[Direction]:
Your task is to copy the listing exactly, with the pictures left out.

[Recorded data]:
-------

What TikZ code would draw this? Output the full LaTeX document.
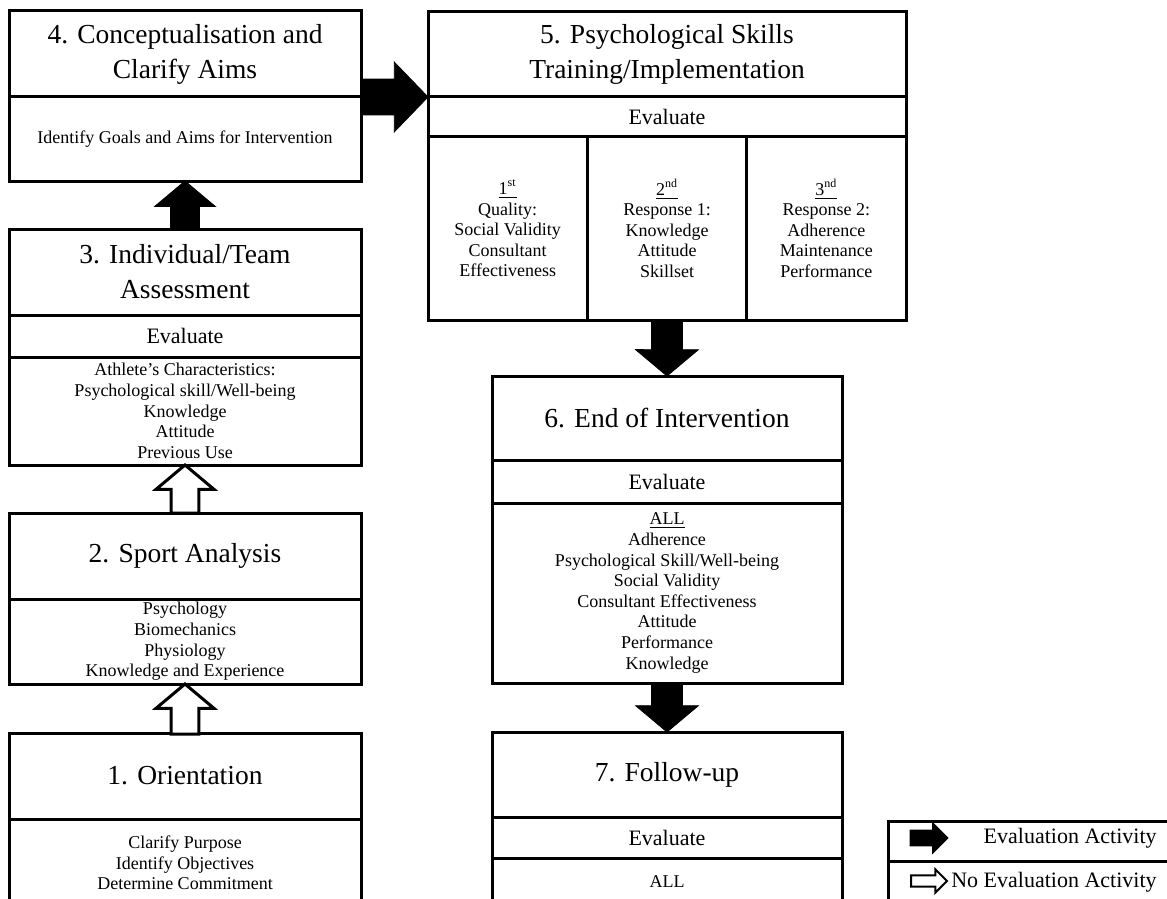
\documentclass[tikz,border=0pt]{standalone}
\usepackage{fontspec}
\setmainfont{Liberation Serif}
\usetikzlibrary{positioning, shapes.arrows}

\newcommand{\titlefont}{\fontsize{13.75pt}{17.5pt}\selectfont}
\newcommand{\evalfont}{\fontsize{11pt}{13pt}\selectfont}
\newcommand{\bodyfont}{\fontsize{9pt}{10.3pt}\selectfont}

\tikzset{
	boxpart/.style={draw, line width=1.5pt, outer sep=0pt, inner sep=0.5pt, align=center},
	titlesec/.style={boxpart, font=\titlefont, minimum height=43pt},
	evalsec/.style={boxpart, font=\evalfont, minimum height=21pt},
	bodysec/.style={boxpart, font=\bodyfont},
	leftw/.style={minimum width=176pt},
	midw/.style={minimum width=175pt},
	topw/.style={minimum width=239pt},
	colw/.style={minimum width=79.67pt, minimum height=91.5pt},
	% shaft half width = inner ysep
	arrowshape/.style={single arrow, draw=black, line width=0.4pt, inner xsep=0pt, outer sep=0pt},
	blockarrow/.style={arrowshape, pos=1, anchor=tip, sloped, allow upside down,
		single arrow tip angle=100, inner ysep=7pt, single arrow head extend=8pt},
	evalarrow/.style={blockarrow, fill=black},
	noevalarrow/.style={blockarrow, fill=white, line width=1.5pt, inner ysep=6.2pt, single arrow head extend=7.5pt},
}

\begin{document}
\begin{tikzpicture}[x=0.5pt, y=-0.5pt]
	\useasboundingbox (0,0) rectangle (1167,899);
	
	% left column
	\node[titlesec, leftw, anchor=north] (b4t) at (185,11) {4. Conceptualisation and\\Clarify Aims};
	\node[bodysec, leftw, minimum height=42pt, below=0pt of b4t] (b4b) {Identify Goals and Aims for Intervention};
	
	\node[titlesec, leftw, anchor=north] (b3t) at (185,229) {3. Individual/Team\\Assessment};
	\node[evalsec, leftw, below=0pt of b3t] (b3e) {Evaluate};
	\node[bodysec, leftw, minimum height=54pt, below=0pt of b3e] (b3b) {Athlete’s Characteristics:\\Psychological skill/Well-being\\Knowledge\\Attitude\\Previous Use};
	
	\node[titlesec, leftw, anchor=north] (b2t) at (185,513) {2. Sport Analysis};
	\node[bodysec, leftw, minimum height=42.5pt, below=0pt of b2t] (b2b) {Psychology\\Biomechanics\\Physiology\\Knowledge and Experience};
	
	\node[titlesec, leftw, anchor=north] (b1t) at (185,733) {1. Orientation};
	\node[bodysec, leftw, minimum height=44pt, below=0pt of b1t] (b1b) {Clarify Purpose\\Identify Objectives\\Determine Commitment};
	
	% middle column
	\node[titlesec, topw, minimum height=42.5pt, anchor=north] (b5t) at (667,12) {5. Psychological Skills\\Training/Implementation};
	\node[evalsec, topw, minimum height=20pt, below=0pt of b5t] (b5e) {Evaluate};
	\node[bodysec, colw, anchor=north west] (b5c1) at (b5e.south west) {\underline{1\textsuperscript{st}}\\Quality:\\Social Validity\\Consultant\\Effectiveness};
	\node[bodysec, colw, right=0pt of b5c1] (b5c2) {\underline{2\textsuperscript{nd}}\\Response 1:\\Knowledge\\Attitude\\Skillset};
	\node[bodysec, colw, right=0pt of b5c2] (b5c3) {\underline{3\textsuperscript{nd}}\\Response 2:\\Adherence\\Maintenance\\Performance};
	
	\node[titlesec, midw, minimum height=42pt, anchor=north] (b6t) at (667,376) {6. End of Intervention};
	\node[evalsec, midw, minimum height=21.5pt, below=0pt of b6t] (b6e) {Evaluate};
	\node[bodysec, midw, minimum height=90pt, below=0pt of b6e] (b6b) {\underline{ALL}\\Adherence\\Psychological Skill/Well-being\\Social Validity\\Consultant Effectiveness\\Attitude\\Performance\\Knowledge};
	
	\node[titlesec, midw, minimum height=42.5pt, anchor=north] (b7t) at (667,732) {7. Follow-up};
	\node[evalsec, midw, minimum height=20.5pt, below=0pt of b7t] (b7e) {Evaluate};
	\node[bodysec, midw, minimum height=24pt, below=0pt of b7e] (b7b) {ALL};
	
	% block arrows
	\path (b3t.north) -- (b4b.south) node[evalarrow, minimum height=24pt] (a34) {};
	\path (b2t.north) -- (b3b.south) node[noevalarrow, minimum height=24pt] (a23) {};
	\path (b1t.north) -- (b2b.south) node[noevalarrow, minimum height=25pt] (a12) {};
	\path (b4t.south east) -- (b5t.south west) node[evalarrow, minimum height=33.5pt, inner ysep=8.75pt, single arrow head extend=8.5pt, single arrow tip angle=92] (a45) {};
	\path (b5c2.south) -- (b6t.north) node[evalarrow, minimum height=28pt, inner ysep=7.5pt] (a56) {};
	\path (b6b.south) -- (b7t.north) node[evalarrow, minimum height=24.5pt, inner ysep=7.5pt] (a67) {};
	
	% legend
	\node[boxpart, minimum width=146pt, minimum height=20pt, anchor=north west] (leg1) at (888,821) {};
	\node[boxpart, minimum width=146pt, minimum height=20pt, below=0pt of leg1] (leg2) {};
	\node[arrowshape, fill=black, minimum height=19pt, inner ysep=3.75pt, single arrow head extend=3.75pt, single arrow tip angle=90, anchor=tail] (leg1arr) at (910,838) {};
	\node[arrowshape, fill=white, line width=1pt, minimum height=18pt, inner ysep=2.3pt, single arrow head extend=3pt, single arrow tip angle=90, anchor=tail] (leg2arr) at (911,881) {};
	\node[font=\evalfont, inner sep=0pt, anchor=east] (leg1txt) at (1157,838) {Evaluation Activity};
	\node[font=\evalfont, inner sep=0pt, anchor=east] (leg2txt) at (1157,882) {No Evaluation Activity};
\end{tikzpicture}
\end{document}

-------

[The result]:
What TikZ code would draw this? Output the full LaTeX document.
\documentclass[tikz,border=0pt]{standalone}
\usepackage{fontspec}
\setmainfont{Liberation Serif}
\usetikzlibrary{positioning, shapes.arrows}

\newcommand{\titlefont}{\fontsize{13.75pt}{17.5pt}\selectfont}
\newcommand{\evalfont}{\fontsize{11pt}{13pt}\selectfont}
\newcommand{\bodyfont}{\fontsize{9pt}{10.3pt}\selectfont}

\tikzset{
	boxpart/.style={draw, line width=1.5pt, outer sep=0pt, inner sep=0.5pt, align=center},
	titlesec/.style={boxpart, font=\titlefont, minimum height=43pt},
	evalsec/.style={boxpart, font=\evalfont, minimum height=21pt},
	bodysec/.style={boxpart, font=\bodyfont},
	leftw/.style={minimum width=176pt},
	midw/.style={minimum width=175pt},
	topw/.style={minimum width=239pt},
	colw/.style={minimum width=79.67pt, minimum height=91.5pt},
	% shaft half width = inner ysep
	arrowshape/.style={single arrow, draw=black, line width=0.4pt, inner xsep=0pt, outer sep=0pt},
	blockarrow/.style={arrowshape, pos=1, anchor=tip, sloped, allow upside down,
		single arrow tip angle=100, inner ysep=7pt, single arrow head extend=8pt},
	evalarrow/.style={blockarrow, fill=black},
	noevalarrow/.style={blockarrow, fill=white, line width=1.5pt, inner ysep=6.2pt, single arrow head extend=7.5pt},
}

\begin{document}
\begin{tikzpicture}[x=0.5pt, y=-0.5pt]
	\useasboundingbox (0,0) rectangle (1167,899);
	
	% left column
	\node[titlesec, leftw, anchor=north] (b4t) at (185,11) {4. Conceptualisation and\\Clarify Aims};
	\node[bodysec, leftw, minimum height=42pt, below=0pt of b4t] (b4b) {Identify Goals and Aims for Intervention};
	
	\node[titlesec, leftw, anchor=north] (b3t) at (185,229) {3. Individual/Team\\Assessment};
	\node[evalsec, leftw, below=0pt of b3t] (b3e) {Evaluate};
	\node[bodysec, leftw, minimum height=54pt, below=0pt of b3e] (b3b) {Athlete’s Characteristics:\\Psychological skill/Well-being\\Knowledge\\Attitude\\Previous Use};
	
	\node[titlesec, leftw, anchor=north] (b2t) at (185,513) {2. Sport Analysis};
	\node[bodysec, leftw, minimum height=42.5pt, below=0pt of b2t] (b2b) {Psychology\\Biomechanics\\Physiology\\Knowledge and Experience};
	
	\node[titlesec, leftw, anchor=north] (b1t) at (185,733) {1. Orientation};
	\node[bodysec, leftw, minimum height=44pt, below=0pt of b1t] (b1b) {Clarify Purpose\\Identify Objectives\\Determine Commitment};
	
	% middle column
	\node[titlesec, topw, minimum height=42.5pt, anchor=north] (b5t) at (667,12) {5. Psychological Skills\\Training/Implementation};
	\node[evalsec, topw, minimum height=20pt, below=0pt of b5t] (b5e) {Evaluate};
	\node[bodysec, colw, anchor=north west] (b5c1) at (b5e.south west) {\underline{1\textsuperscript{st}}\\Quality:\\Social Validity\\Consultant\\Effectiveness};
	\node[bodysec, colw, right=0pt of b5c1] (b5c2) {\underline{2\textsuperscript{nd}}\\Response 1:\\Knowledge\\Attitude\\Skillset};
	\node[bodysec, colw, right=0pt of b5c2] (b5c3) {\underline{3\textsuperscript{nd}}\\Response 2:\\Adherence\\Maintenance\\Performance};
	
	\node[titlesec, midw, minimum height=42pt, anchor=north] (b6t) at (667,376) {6. End of Intervention};
	\node[evalsec, midw, minimum height=21.5pt, below=0pt of b6t] (b6e) {Evaluate};
	\node[bodysec, midw, minimum height=90pt, below=0pt of b6e] (b6b) {\underline{ALL}\\Adherence\\Psychological Skill/Well-being\\Social Validity\\Consultant Effectiveness\\Attitude\\Performance\\Knowledge};
	
	\node[titlesec, midw, minimum height=42.5pt, anchor=north] (b7t) at (667,732) {7. Follow-up};
	\node[evalsec, midw, minimum height=20.5pt, below=0pt of b7t] (b7e) {Evaluate};
	\node[bodysec, midw, minimum height=24pt, below=0pt of b7e] (b7b) {ALL};
	
	% block arrows
	\path (b3t.north) -- (b4b.south) node[evalarrow, minimum height=24pt] (a34) {};
	\path (b2t.north) -- (b3b.south) node[noevalarrow, minimum height=24pt] (a23) {};
	\path (b1t.north) -- (b2b.south) node[noevalarrow, minimum height=25pt] (a12) {};
	\path (b4t.south east) -- (b5t.south west) node[evalarrow, minimum height=33.5pt, inner ysep=8.75pt, single arrow head extend=8.5pt, single arrow tip angle=92] (a45) {};
	\path (b5c2.south) -- (b6t.north) node[evalarrow, minimum height=28pt, inner ysep=7.5pt] (a56) {};
	\path (b6b.south) -- (b7t.north) node[evalarrow, minimum height=24.5pt, inner ysep=7.5pt] (a67) {};
	
	% legend
	\node[boxpart, minimum width=146pt, minimum height=20pt, anchor=north west] (leg1) at (888,821) {};
	\node[boxpart, minimum width=146pt, minimum height=20pt, below=0pt of leg1] (leg2) {};
	\node[arrowshape, fill=black, minimum height=19pt, inner ysep=3.75pt, single arrow head extend=3.75pt, single arrow tip angle=90, anchor=tail] (leg1arr) at (910,838) {};
	\node[arrowshape, fill=white, line width=1pt, minimum height=18pt, inner ysep=2.3pt, single arrow head extend=3pt, single arrow tip angle=90, anchor=tail] (leg2arr) at (911,881) {};
	\node[font=\evalfont, inner sep=0pt, anchor=east] (leg1txt) at (1157,838) {Evaluation Activity};
	\node[font=\evalfont, inner sep=0pt, anchor=east] (leg2txt) at (1157,882) {No Evaluation Activity};
\end{tikzpicture}
\end{document}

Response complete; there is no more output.